For TN-S & TN-C-S the actual means of earthing is outside the control of the homeowner/electrician. Although, with TNCS the neutral & earth are joined at the service head that join is done by the DNO (POCO), before the meter, and they must not be joined again inside the installation. If a high EFLI is detected it can be very hard to get the DNO to rectify this, the answer is often to "just TT it & fit an RCD". Its very unusual to rely on just over current protection to disconnect in the event of an earth fault.

An RCD is compulsory on a TT system and often used to provide additional protection against shock, indeed in the latest version of our equivalent to the NEC (The IEE Wiring Regulations, 18th edition) the use of an RCD is required on pretty much every domestic circuit. There is much talk of AFCB being introduced here.

I get what you are saying, but under not condition should the RCD be the one to achieve 0.4 second disconnection times. RCDs can and do fail.

 

[mbrooke]

Probably because over that distance, there is not enough fault current to trip the breaker in its instantaneous range. But that is just a WAG.

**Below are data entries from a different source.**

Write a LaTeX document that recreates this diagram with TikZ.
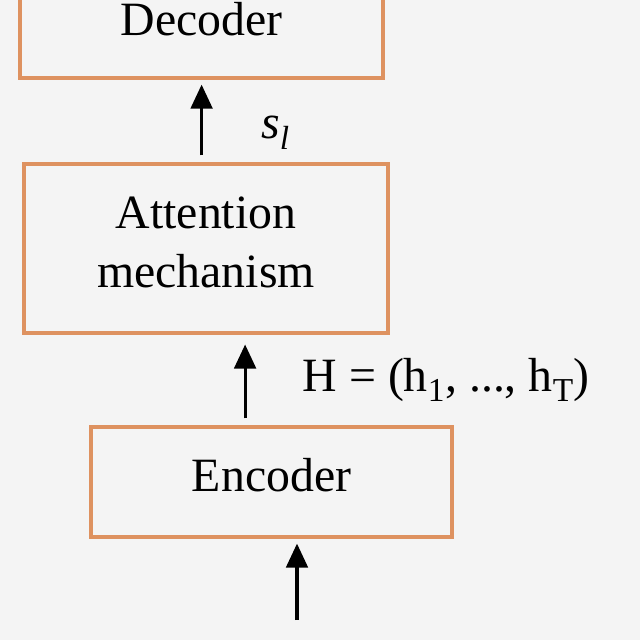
\documentclass[tikz,border=0pt]{standalone}
\usepackage{fontspec}
\setmainfont{Liberation Serif}
\usetikzlibrary{arrows.meta,positioning}
\definecolor{boxline}{RGB}{222,146,96}
\definecolor{paper}{RGB}{244,244,244}

\begin{document}
\begin{tikzpicture}[
  block/.style={draw=boxline, line width=2.3pt, fill=paper, align=center, font=\fontsize{34}{42}\selectfont},
  arr/.style={line width=2.2pt, -{Triangle[length=6mm,width=5.4mm]}},
  lbl/.style={inner sep=0pt, font=\fontsize{34}{40}\selectfont}
]
\fill[paper] (0,0) rectangle (16,-16);
\useasboundingbox (0,0) rectangle (16,-16);

% blocks
\node[block, minimum width=9.075cm, minimum height=2.95cm] (dec) at (5.04,-0.475) {Decoder};
\node[block, minimum width=9.1cm, minimum height=4.225cm, text depth=0.3cm] (att) at (5.15,-6.21) {Attention\\mechanism};
\node[block, minimum width=9.025cm, minimum height=2.75cm, text depth=0.35cm] (enc) at (6.79,-12.05) {Encoder};
\coordinate (src) at (7.425,-15.5);

% arrows
\draw[arr, shorten <=0.175cm, shorten >=0.125cm] (dec.south |- att.north) -- (dec.south)
  node[lbl, midway, right=1.45cm, yshift=-0.3cm] {\textit{s}\textsubscript{\textit{l}}};
\draw[arr, shorten <=0.175cm, shorten >=0.25cm] ([xshift=-0.6625cm]enc.north) -- ([xshift=-0.6625cm]enc.north |- att.south)
  node[lbl, midway, right=1.4cm] {H = (h\textsubscript{1}, ..., h\textsubscript{T})};
\draw[arr, shorten >=0.125cm] (src) -- (src |- enc.south);
\end{tikzpicture}
\end{document}
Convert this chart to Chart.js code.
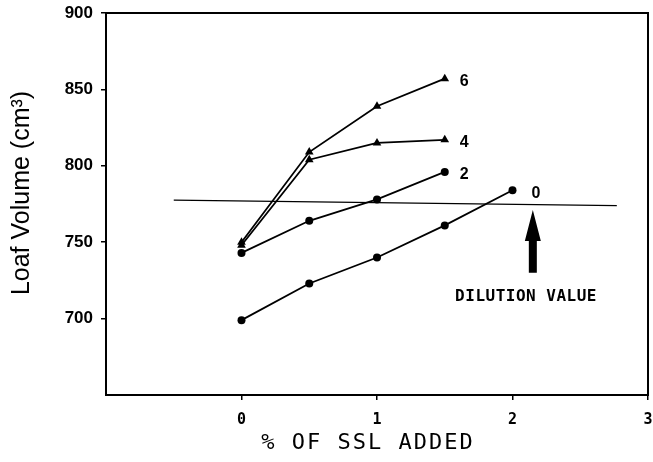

You might be right. Canadian NM:

https://ecat.eleknet.com/PIM_Docs/Docs/STEP_ASSETS_PDF/13560567.pdf


#14 = 3.1 ohms to neutral per 1000 feet at 75*C

#12= 2.0 ohms to neutral per 1000 feet at 75*C

#10= 1.2 ohms to neutral per 1000 feet at 75*C

So

14-14 @ 124.672 feet = 0.77 ohms = 155.8 amps (15 amp breaker)

12-14 @ 196.85 feet = 1 ohms = 120 amps (15 amp breaker)

12-14 @ 164 feet = 0.8364 ohms = 143 amps (20 amp breaker)

10-12 @ 315 feet = 1 ohms = 120 amps (15 amp breaker)

10-12 @ 256 feet= 0.8192 = 146 amps (20 amp breaker)

Given that:

https://library.industrialsolutions.abb.com/publibrary/checkout/GES-9886B?TNR=Time%20Current%20Curves%7CGES-9886B%7CPDF&filename=GES-9886B_v2%209-09.pdf

15 x 7 = 105 amps ==== 125% of 105= 131 amps (UL's parellel arc mitigating threshold)

https://library.industrialsolutions.abb.com/publibrary/checkout/GES-9887B?TNR=Time%20Current%20Curves%7CGES-9887B%7CPDF&filename=GES-9887B_v2%209-09.pdf

20 x 6 = 120 amps ==== 125% of 120 = 150 amps (UL's parallel arc mitigating threshold)

In reality the above wire will be at 30*C instead of 75*C upon initiation of a short circuit- thus the above current values will actually be markedly higher even when normal voltage varience is taken into account.

It is safe to conclude that these values have a very high probability of tripping a breaker magnetically.

 

[romex jockey]

Older VD threads come to mind, where #10's were calc'd for resi home runs, so here i can see the need for the same rationale for egc's .....~RJ~

 

[mbrooke]

Older VD threads come to mind, where #10's were calc'd for resi home runs, so here i can see the need for the same rationale for egc's .....~RJ~

0.823


Alright, so I asked someone and he/we guessed that at 30*C there would be multiplier of 0.823. At 30*C the AC resistance would be 17.7% lower.

So, without a further ado:

14 AWG = 3.1 ohms per 1000 feet 75*C = 2.5513 ohms at 30*C

12 AWG = 2.0 ohms per 1000 feet 75*C = 1.646 ohms at 30*C

10 AWG = 1.2 ohms per 1000 feet at 75*C = 0.9876 ohms at 30*C

 

[mbrooke]

Older VD threads come to mind, where #10's were calc'd for resi home runs, so here i can see the need for the same rationale for egc's .....~RJ~

Nominal and with -5% voltage at service

GFL = ground fault loop

15 amp breaker:

14-14 = 124.672 feet = 0.6361513472 ohms GFL =/= 188 amps at 120 volts, 179 amps at 114 volts

12-14 = 196.85 feet = 0.826238505 ohms GFL =/= 145 amps at 120 volts, 138 amps at 114 volts

10-12 = 314.961 feet = 0.8294812896 ohms GFL =/= 145 amps at 120 volts, 137 amps at 114 volts

20 amp breaker:

12-14 = 164.042 feet = 0.6885334866 ohms GFL =/= 174 amps at 120 volts, 166 amps at 114 volts

10-12 = 229.659 feet = 0.6048299424 ohms GFL =/= 198 amps at 120 volts, 188 amps at 114 volts

 

[mbrooke]

Assuming 2000 amps of fault current Line to Neutral at the panel board we obtain a Ze of about 0.05 ohms...

So adding 0.05 ohms to 0.8294812896 = 131 amps at 115 volts

Adding 0.05 ohms to 0.6885334866 = 156 amps at 115 volts

This is right up to 131 and 150 amps as mentioned in post #64.